**** Material ****

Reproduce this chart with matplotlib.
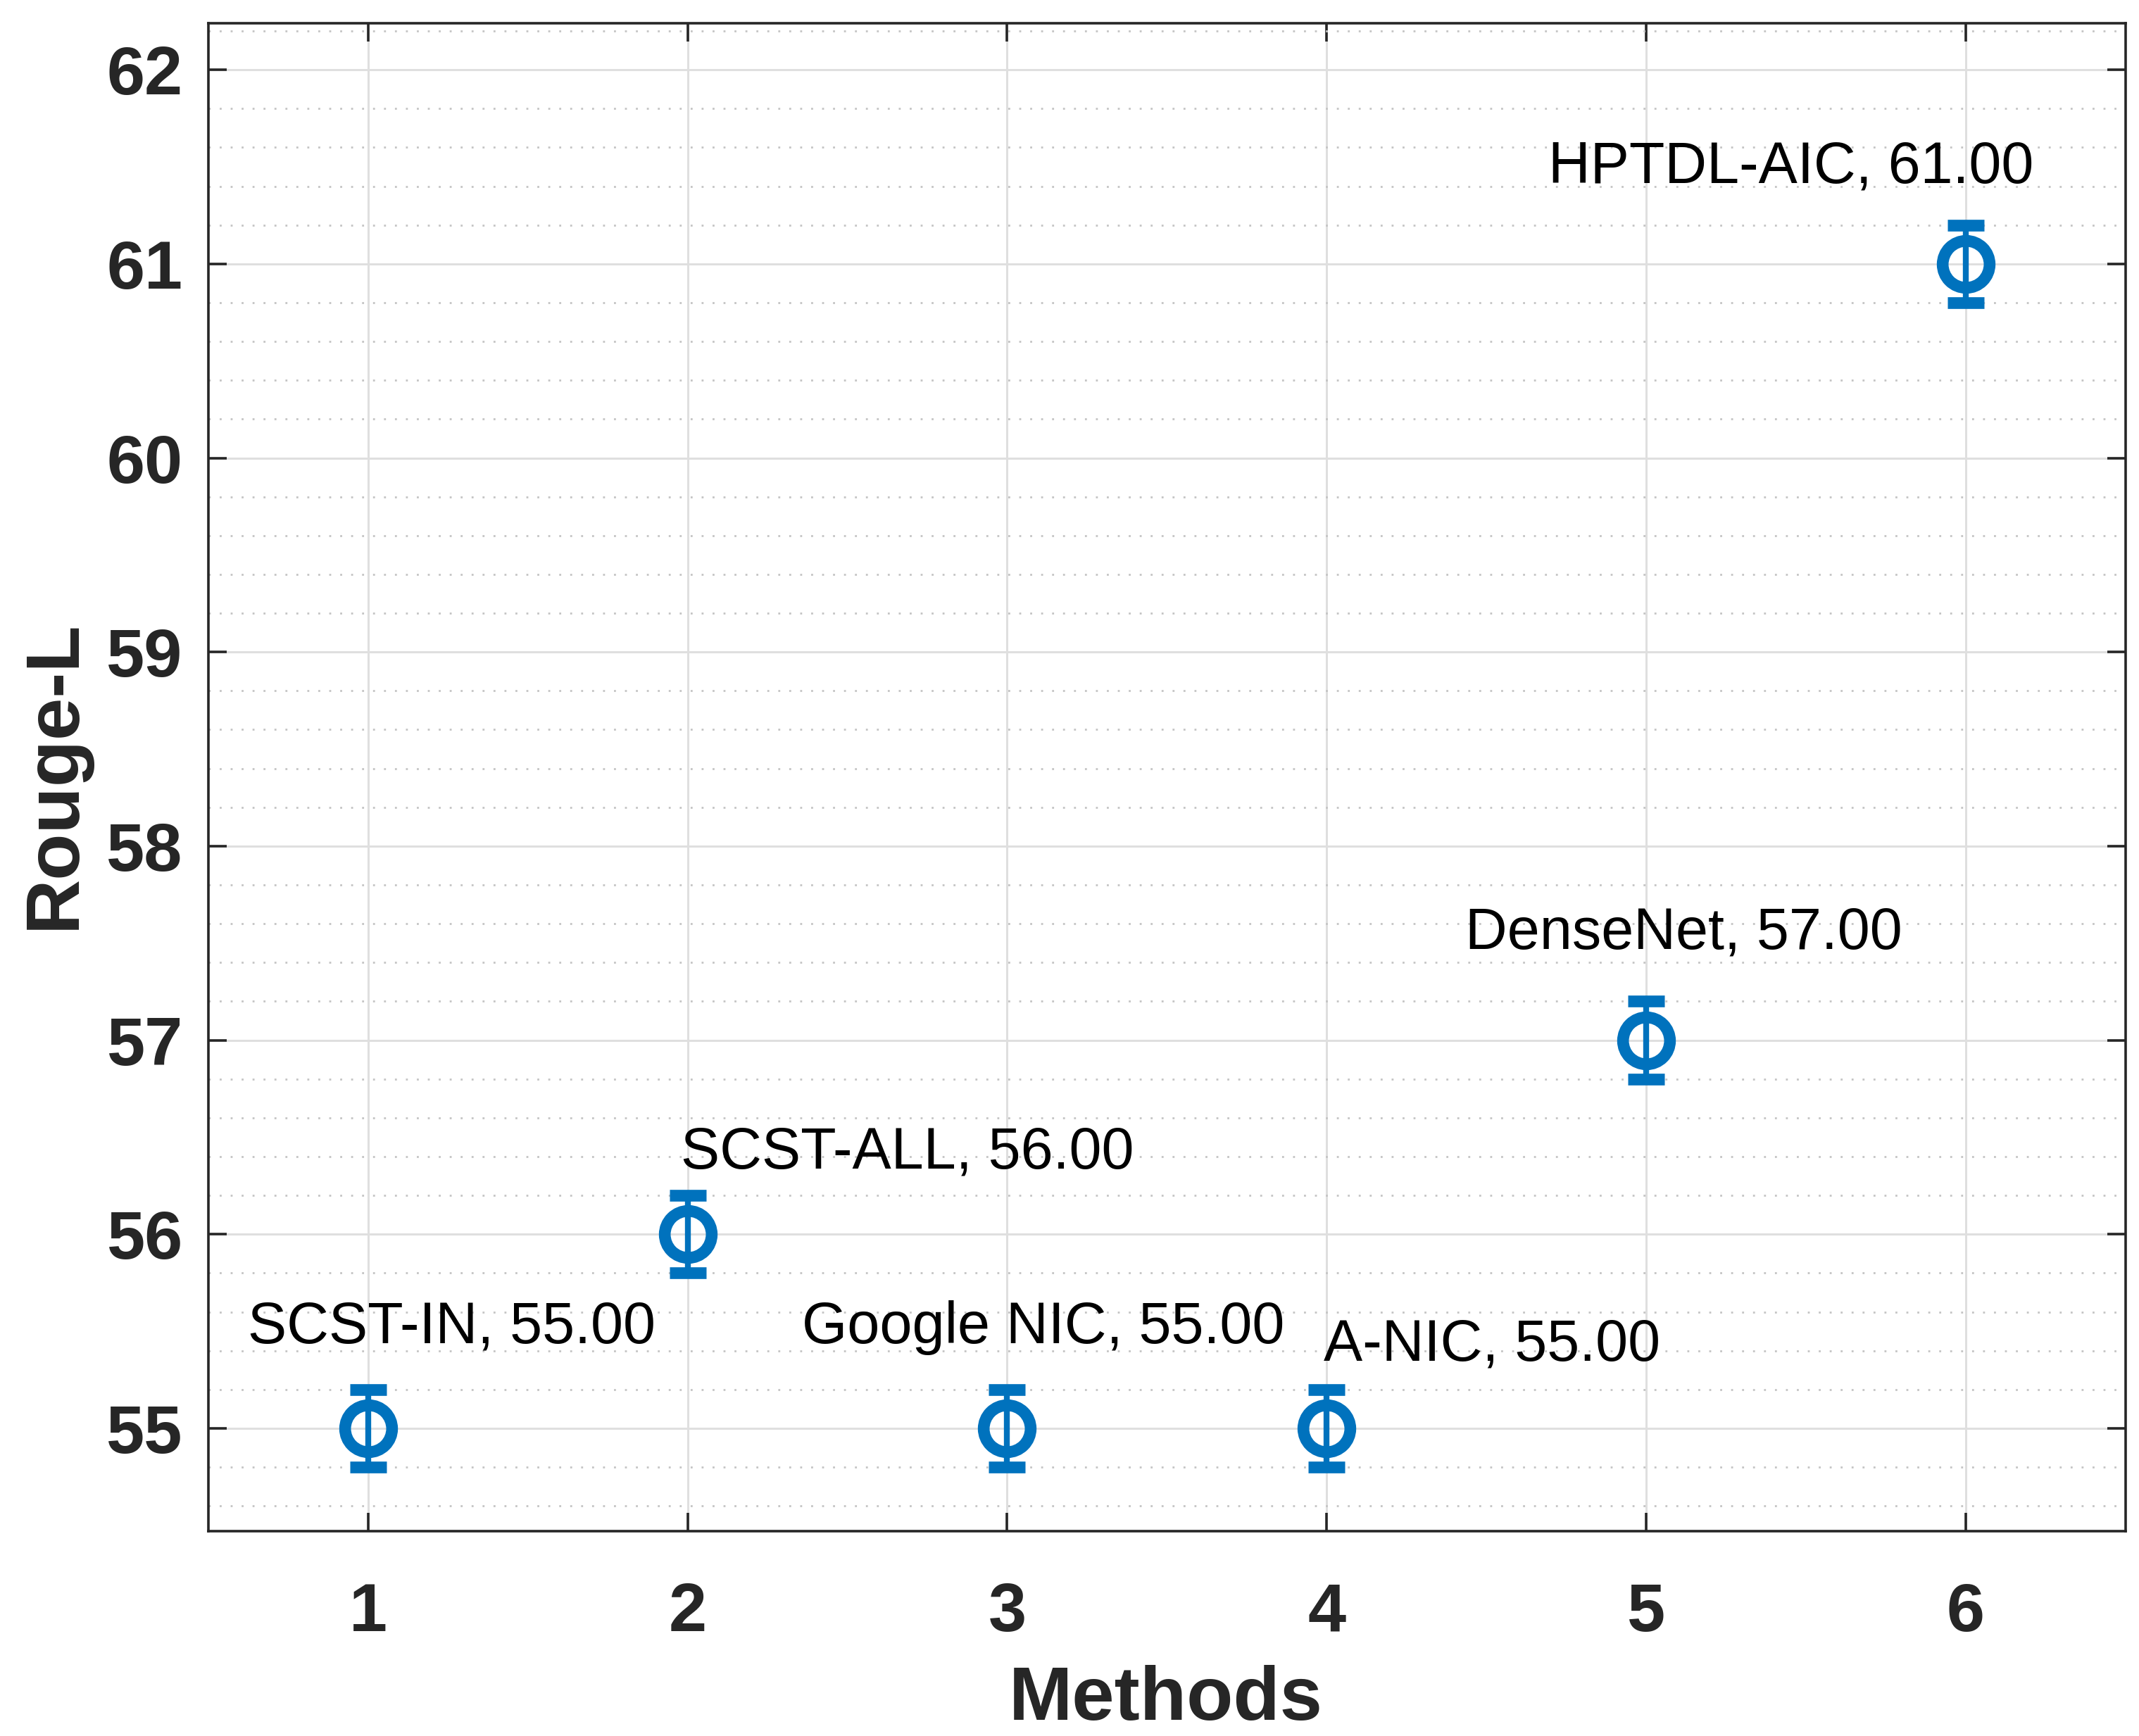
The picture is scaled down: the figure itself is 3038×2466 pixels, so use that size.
import matplotlib
matplotlib.use("Agg")
import matplotlib.pyplot as plt
import numpy as np
from matplotlib.ticker import MultipleLocator

methods = ["SCST-IN", "SCST-ALL", "Google NIC", "A-NIC", "DenseNet", "HPTDL-AIC"]
x_pos = [1, 2, 3, 4, 5, 6]
rouge_l = [55.00, 56.00, 55.00, 55.00, 57.00, 61.00]
err = [0.2, 0.2, 0.2, 0.2, 0.2, 0.2]
# label anchor offsets (x shift, y shift) in data units
label_dx = [-0.377, -0.02, -0.643, -0.01, -0.566, -1.307]
label_dy = [0.44, 0.34, 0.44, 0.35, 0.47, 0.42]

dark = "#262626"
blue = "#0072BD"

fig = plt.figure(figsize=(15.19, 12.33), dpi=200)
ax = fig.add_axes([0.0974, 0.118, 0.8962, 0.8686])

ax.errorbar(x_pos, rouge_l, yerr=err, fmt="o", color=blue, ecolor=blue,
            markersize=24, markerfacecolor="none", markeredgewidth=6,
            elinewidth=3, capsize=9.5, capthick=5.5, zorder=5)

for xi, yi, m, dx, dy in zip(x_pos, rouge_l, methods, label_dx, label_dy):
    ax.text(xi + dx, yi + dy, f"{m}, {yi:.2f}", fontsize=29.8,
            family="Liberation Sans", color="black", ha="left", va="baseline", zorder=6)

ax.set_xlim(0.5, 6.5)
ax.set_ylim(54.47, 62.24)
ax.set_xticks(x_pos)
ax.set_yticks(np.arange(55, 63, 1))
ax.yaxis.set_minor_locator(MultipleLocator(0.2))

ax.grid(which="major", color="#dfdfdf", linewidth=1.1, linestyle="-", zorder=0)
ax.grid(which="minor", axis="y", color="#c4c4c4", linewidth=1.0,
        linestyle=(0, (1, 4.6)), zorder=0)
ax.set_axisbelow(True)

for s in ax.spines.values():
    s.set_color(dark)
    s.set_linewidth(1.3)

ax.tick_params(which="major", direction="in", length=9.5, width=1.3, color=dark,
               top=True, right=True, labelsize=35, labelcolor=dark)
ax.tick_params(axis="x", pad=26)
ax.tick_params(axis="y", pad=13)
ax.tick_params(which="minor", length=0)
for lab in ax.get_xticklabels() + ax.get_yticklabels():
    lab.set_fontweight("bold")
    lab.set_family("Liberation Sans")

fig.text(0.545, 0.0205, "Methods", fontsize=39, fontweight="bold",
         family="Liberation Sans", color=dark, ha="center", va="center")
fig.text(0.0256, 0.554, "Rouge-L", fontsize=39, fontweight="bold", rotation=90,
         family="Liberation Sans", color=dark, ha="center", va="center")

fig.savefig("out.png", dpi=200, facecolor="white")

****

** Exercise objective **
Up to and including the line with "ax.yaxis.set_minor_locator(MultipleLocator(0.2))", copy the data above from its first line. Skip pictures.

** Completed exercise **
Reproduce this chart with matplotlib.
The picture is scaled down: the figure itself is 3038×2466 pixels, so use that size.
import matplotlib
matplotlib.use("Agg")
import matplotlib.pyplot as plt
import numpy as np
from matplotlib.ticker import MultipleLocator

methods = ["SCST-IN", "SCST-ALL", "Google NIC", "A-NIC", "DenseNet", "HPTDL-AIC"]
x_pos = [1, 2, 3, 4, 5, 6]
rouge_l = [55.00, 56.00, 55.00, 55.00, 57.00, 61.00]
err = [0.2, 0.2, 0.2, 0.2, 0.2, 0.2]
# label anchor offsets (x shift, y shift) in data units
label_dx = [-0.377, -0.02, -0.643, -0.01, -0.566, -1.307]
label_dy = [0.44, 0.34, 0.44, 0.35, 0.47, 0.42]

dark = "#262626"
blue = "#0072BD"

fig = plt.figure(figsize=(15.19, 12.33), dpi=200)
ax = fig.add_axes([0.0974, 0.118, 0.8962, 0.8686])

ax.errorbar(x_pos, rouge_l, yerr=err, fmt="o", color=blue, ecolor=blue,
            markersize=24, markerfacecolor="none", markeredgewidth=6,
            elinewidth=3, capsize=9.5, capthick=5.5, zorder=5)

for xi, yi, m, dx, dy in zip(x_pos, rouge_l, methods, label_dx, label_dy):
    ax.text(xi + dx, yi + dy, f"{m}, {yi:.2f}", fontsize=29.8,
            family="Liberation Sans", color="black", ha="left", va="baseline", zorder=6)

ax.set_xlim(0.5, 6.5)
ax.set_ylim(54.47, 62.24)
ax.set_xticks(x_pos)
ax.set_yticks(np.arange(55, 63, 1))
ax.yaxis.set_minor_locator(MultipleLocator(0.2))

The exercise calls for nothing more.